Herr Harnack, welche Vorteile bietet Siliziumkarbid im Vergleich zu Standardsilizium?
Die Schaltverluste lassen sich um 70 Prozent reduzieren, SiC bietet eine drei Mal so hohe Temperaturbeständigkeit, ist um den Faktor zehn robuster und die Baugröße der Chips verringert sich wesentlich.
Finden alle Schritte zur SiC-Chip-Produktion bei Rohm statt?
Ja. Wir sind einer der wenigen Halbleiterhersteller, die die gesamte Lieferkette inhouse haben. Die Siliziumkarbid-Kristallzüchtung und die sich daran anschließende Wafer-Herstellung aus besagten Kristallen findet in Nürnberg bei unserem Tochterunternehmen SiCrystal statt. Die Wafer schicken wir anschließend nach Japan, wo sich die Prozesse zur Herstellung elektronischer Bauelemente anschließen. Am Ende dieser vertikalen Prozessreihe stehen verschiedene Packagingtechnologien.
Wovon hängt die Qualität des Wafers ab?
Von großer Bedeutung ist der sogenannte Keim, auf dem der Kristall aufwächst. In dem Prozess wird das SiC-Pulver auf Temperaturen von über 2000 Grad Celsius erhitzt. Dabei verdampft das Pulver und kristallisiert auf dem Keim. Wenn bei diesem Schritt die Qualität nicht stimmt, ist das Material von geringerer Qualität oder gar wertlos. Man benötigt für den Prozess ein detailliertes Expertenwissen.

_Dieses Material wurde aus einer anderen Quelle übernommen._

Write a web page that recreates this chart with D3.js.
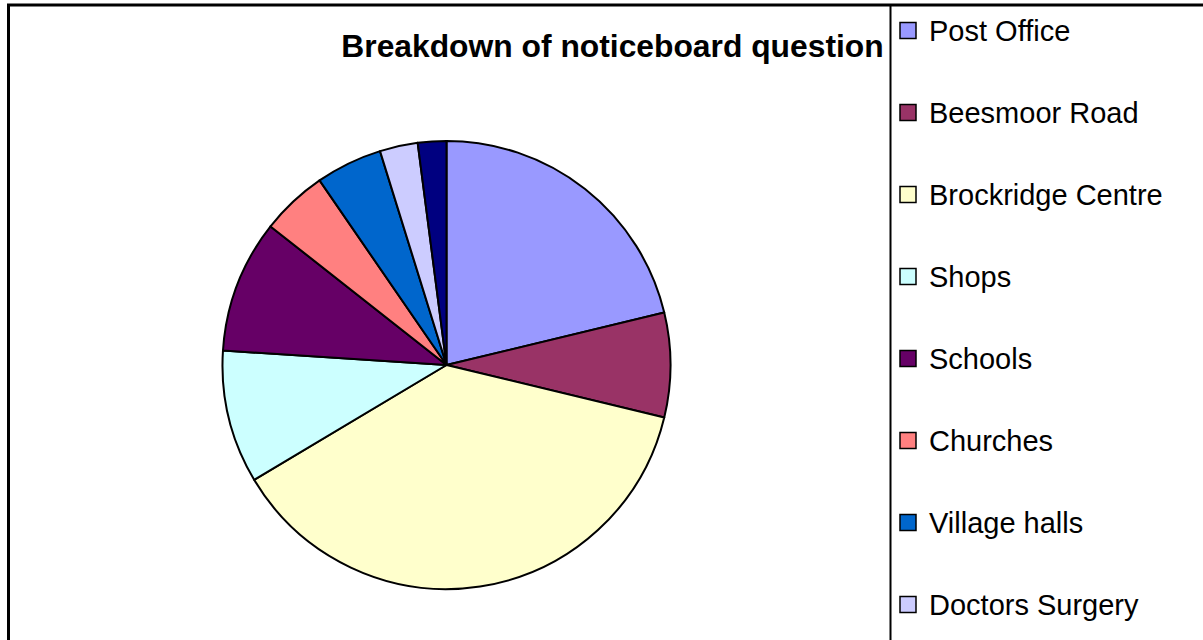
<!DOCTYPE html>
<html>
<head>
<meta charset="utf-8">
<script src="https://cdn.jsdelivr.net/npm/d3@7/dist/d3.min.js"></script>
<style>
html, body { margin: 0; padding: 0; background: #fff; overflow: hidden; }
svg { display: block; }
</style>
</head>
<body>
<svg id="chart" width="1203" height="640"></svg>
<script>
const categories = ["Post Office", "Beesmoor Road", "Brockridge Centre", "Shops", "Schools", "Churches", "Village halls", "Doctors Surgery", "Other"];
const values = [31, 11, 55, 14, 14, 7, 7, 4, 3];
const colors = ["#9999FF", "#993366", "#FFFFCC", "#CCFFFF", "#660066", "#FF8080", "#0066CC", "#CCCCFF", "#000080"];
const title = "Breakdown of noticeboard question";

const svg = d3.select("#chart");
const W = 1203, H = 640;

svg.append("rect").attr("width", W).attr("height", H).attr("fill", "#fff");

// outer border (extends beyond right/bottom edges)
svg.append("rect")
  .attr("x", 8.5).attr("y", 5)
  .attr("width", W + 20).attr("height", H + 20)
  .attr("fill", "none").attr("stroke", "#000").attr("stroke-width", 3);

// title
svg.append("text")
  .attr("x", 612.5).attr("y", 57)
  .attr("text-anchor", "middle")
  .attr("font-family", "Liberation Sans, Arial, sans-serif")
  .attr("font-weight", "bold")
  .attr("font-size", 31.8)
  .attr("fill", "#000")
  .text(title);

// pie
const cx = 446.5, cy = 365, r = 224;
const pie = d3.pie().sort(null).value(d => d.v);
const arc = d3.arc().innerRadius(0).outerRadius(r);
const data = categories.map((c, i) => ({ c, v: values[i], col: colors[i] }));
const g = svg.append("g").attr("transform", `translate(${cx},${cy})`);
g.selectAll("path").data(pie(data)).join("path")
  .attr("d", arc)
  .attr("fill", d => d.data.col)
  .attr("stroke", "#000")
  .attr("stroke-width", 2)
  .attr("stroke-linejoin", "round");

// legend box
svg.append("rect")
  .attr("x", 890.5).attr("y", 5)
  .attr("width", 400).attr("height", H + 20)
  .attr("fill", "none").attr("stroke", "#000").attr("stroke-width", 2);

const yScale = d3.scalePoint().domain(categories).range([31, 31 + 82 * (categories.length - 1)]);
// legend is clipped by the chart area: only entries that fit are shown
const legData = data.filter(d => yScale(d.c) < H);
const leg = svg.append("g");
const items = leg.selectAll("g").data(legData).join("g")
  .attr("transform", d => `translate(0,${yScale(d.c)})`);
items.append("rect")
  .attr("x", 900).attr("y", -8.5)
  .attr("width", 16).attr("height", 16)
  .attr("fill", d => d.col)
  .attr("stroke", "#000").attr("stroke-width", 1.5);
items.append("text")
  .attr("x", 929).attr("y", 9.5)
  .attr("font-family", "Liberation Sans, Arial, sans-serif")
  .attr("font-size", 29)
  .attr("fill", "#000")
  .text(d => d.c);
</script>
</body>
</html>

Die Substratherstellung insgesamt ist ein sehr komplexer Prozess. Es dauert Jahre, wenn nicht Jahrzehnte, bis man den gesamten Prozess im Griff hat.
Ist das nicht auch eine Frage des Geldes?
Nein, selbst wenn Unternehmen einen hohen Betrag investieren, können sie nicht ein Jahr später in hoher Qualität produzieren. Nur mit Geld ist das nicht zu kaufen. Man muss auch Zeit und Know-how haben. Deshalb glauben wir auch, dass chinesische Wettbewerber sehr viel Zeit brauchen werden, um ein qualitativ hochwertiges Ausgangsmaterial zu gewinnen.
Wie groß ist der Markt für SiC-Chips und welche Entwicklung erwarten Sie?
Der Bedarf ist derzeit jedenfalls exorbitant. Auch der Ausblick ist gigantisch. Nach Berechnungen des Marktforschungsunternehmens Yole wird sich das Marktvolumen für Siliziumkarbid-Bauteile im Zeitraum von 2021 bis 2027 von rund einer Milliarde US-Dollar auf etwa 6,3 Milliarden Dollar erhöhen. Das entspricht einer jährlichen Wachstumsrate von zirka 34 Prozent. Davon entfallen im Jahr 2030 etwa fünf Milliarden Dollar auf Inverter, Onboard-Charger oder DC/DC-Wandler, die alle Siliziumkarbid verwenden werden. Und es gibt weitere Abnehmer.
Das bedeutet auch mehr Wettbewerb für die Automobilindustrie.
Ja. Zweitwichtigster Abnehmer von SiCs ist die Solarbranche. Durch den derzeitigen Druck auf diese Branche könnte der Bedarf aber noch deutlich steigen. Auch andere Industrien interessieren sich für Siliziumkarbid. Je kostbarer Energie wird, desto wichtiger wird Effizienz. Am Ende des Tages spielt das dem Siliziumkarbid-Markt immer mehr in die Hände. Unserer Meinung nach ist ohne Siliziumkarbid keine Energiewende möglich.
Welchen Anteil am Siliziumkarbidmarkt wollen Sie mittelfristig erreichen?
Im Jahr 2025 wird der SiC-Markt etwa 3,7 Milliarden Dollar betragen, davon streben wir einen Anteil von etwa 30 Prozent an.
Inwiefern wird davon der Standort in Nürnberg profitieren?
Wir werden unsere Fertigung weiter ausbauen. Wir denken auch über einen neuen Standort nach.
Ist das schon beschlossen?
Ja, aber wo dieser gebaut wird, ist noch nicht entschieden.
Wie hat sich die Zusammenarbeit mit den Fahrzeugherstellern verändert?
Die OEMs haben gemerkt, dass sie sich sehr auf die Tier 1 verlassen haben. Die Fahrzeughersteller hatten in der Vergangenheit nur wenig Einfluss auf die Halbleiterlieferanten. Seit Covid hat jeder OEM massiv in den Einkauf investiert, um den Halbleitermarkt besser zu verstehen.